A conservation-aligned development. Given the UNESCO World Heritage candidacy of the wider Grenadines archipelago, an environmentally led development with formal conservation partnerships could position the property as the flagship private island in the eastern Caribbean's most-watched marine region. The continuation of traditional fishing access in the western bay, formalised through a community access agreement, could be part of such a position rather than an obstacle to it.
Mixed use. The scale of the island is such that all three positions can coexist on different parts of the property.
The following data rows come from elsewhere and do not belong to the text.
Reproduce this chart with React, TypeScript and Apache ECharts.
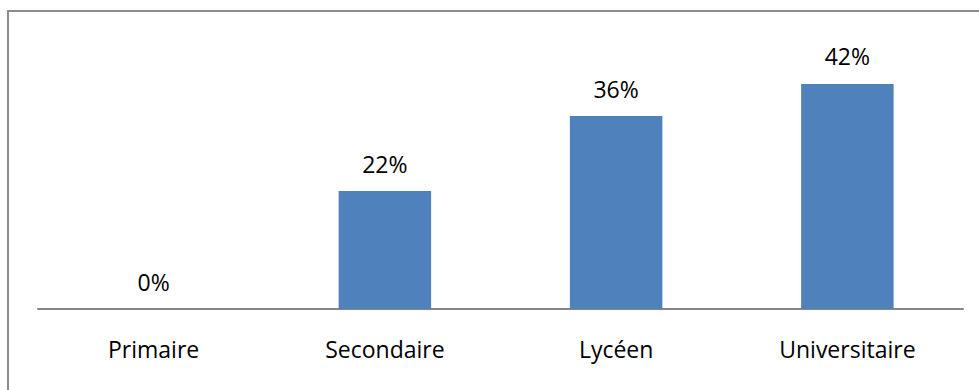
import React, { useEffect, useRef } from "react";
import * as echarts from "echarts";

// Niveau d'études : part des répondants par catégorie
const categories = ["Primaire", "Secondaire", "Lycéen", "Universitaire"];
const shares = [0, 22, 36, 42];

const FONT = "'Open Sans', 'Noto Sans', sans-serif";

export default function App() {
  const ref = useRef<HTMLDivElement | null>(null);

  useEffect(() => {
    if (!ref.current) return;
    const chart = echarts.init(ref.current, null, { renderer: "svg" });
    chart.setOption({
      animation: false,
      backgroundColor: "#ffffff",
      grid: { left: 38, right: 16, top: 41, bottom: 81, containLabel: false },
      graphic: [
        {
          type: "rect",
          shape: { x: 8, y: 11, width: 1000, height: 420 },
          style: { fill: "none", stroke: "#8c8c8c", lineWidth: 2 },
          silent: true,
          z: 10,
        },
      ],
      xAxis: {
        type: "category",
        data: categories,
        axisLine: { show: true, lineStyle: { color: "#868686", width: 2 } },
        axisTick: { show: false },
        axisLabel: {
          color: "#000000",
          fontFamily: FONT,
          fontSize: 23,
          margin: 28,
        },
      },
      yAxis: {
        type: "value",
        min: 0,
        max: 50,
        show: false,
        splitLine: { show: false },
      },
      series: [
        {
          type: "bar",
          data: shares,
          barWidth: "40%",
          itemStyle: { color: "#4f81bd" },
          label: {
            show: true,
            position: "top",
            distance: 16,
            formatter: "{c}%",
            color: "#000000",
            fontFamily: FONT,
            fontSize: 23,
          },
        },
      ],
    });
    return () => chart.dispose();
  }, []);

  return (
    <div
      ref={ref}
      style={{ position: "fixed", left: 0, top: 0, width: 979, height: 390 }}
    />
  );
}
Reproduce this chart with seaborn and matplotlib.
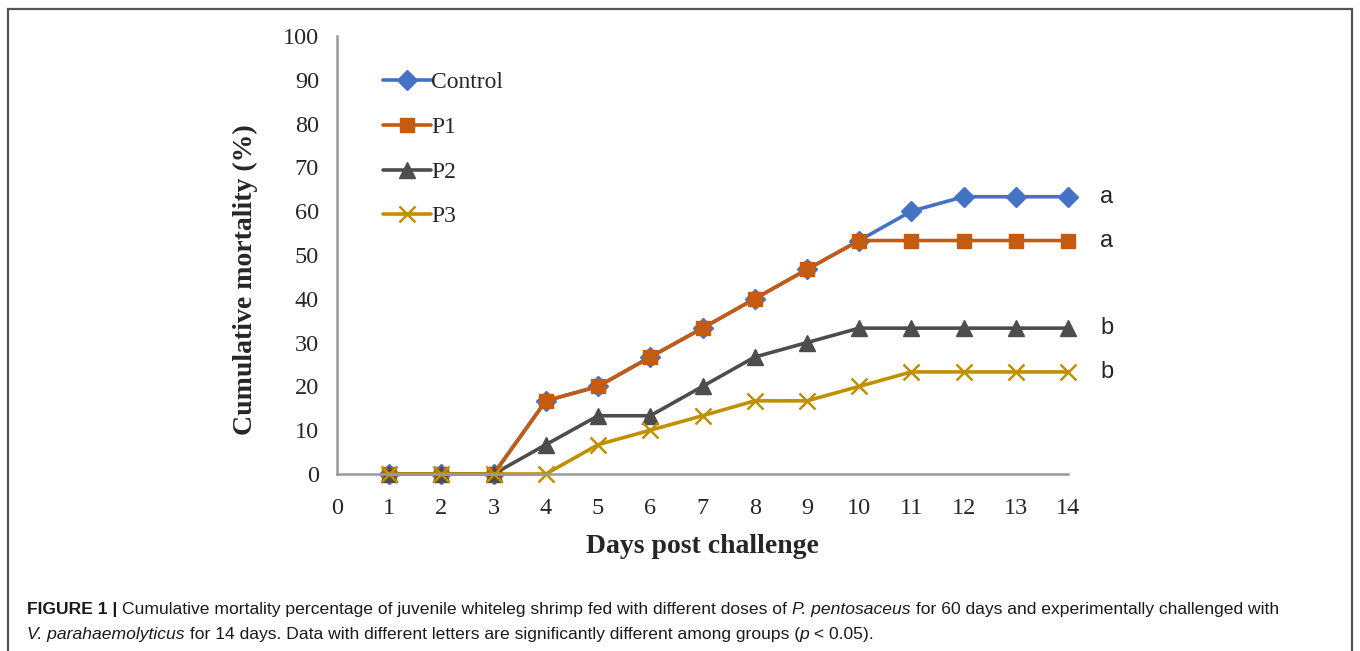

Standard due diligence for a transaction of this scale should include verification of the freehold title chain, confirmation of any traditional or customary use rights, an environmental and marine impact assessment for any proposed development, and a survey of the seismic monitoring station's lease arrangement with the University of the West Indies. Grenada's property law is straightforward for international buyers and welcomes direct freehold purchase, with Grenadian citizenship-by-investment available under the country's CIP programme as an additional option for qualifying foreign nationals.
Access
- From Grenada main island: approximately 5 miles by boat, less than 30 minutes by speedboat from St. George's or one of the northern Grenadian ports
- From Maurice Bishop International Airport: approximately one hour by car plus boat transfer
- By private aircraft: Maurice Bishop accommodates private jets to mid-size; helicopter transfer to the island can be arranged
- By private yacht: the western bay anchors comfortably up to 20 vessels and is one of the standard stops on the Grenada-to-Tobago-Cays cruising route
The Position
The southern Caribbean's largest privately held private island, in the middle of one of the world's premier sailing archipelagos, at the geological centre of an active volcanic region whose character is written into every visible feature of the property. Ronde Island has been on the market sporadically for nearly two decades because there are very few buyers in the world for an asset of this scale and very few sellers willing to part with one. For the buyer who is both, this is the position.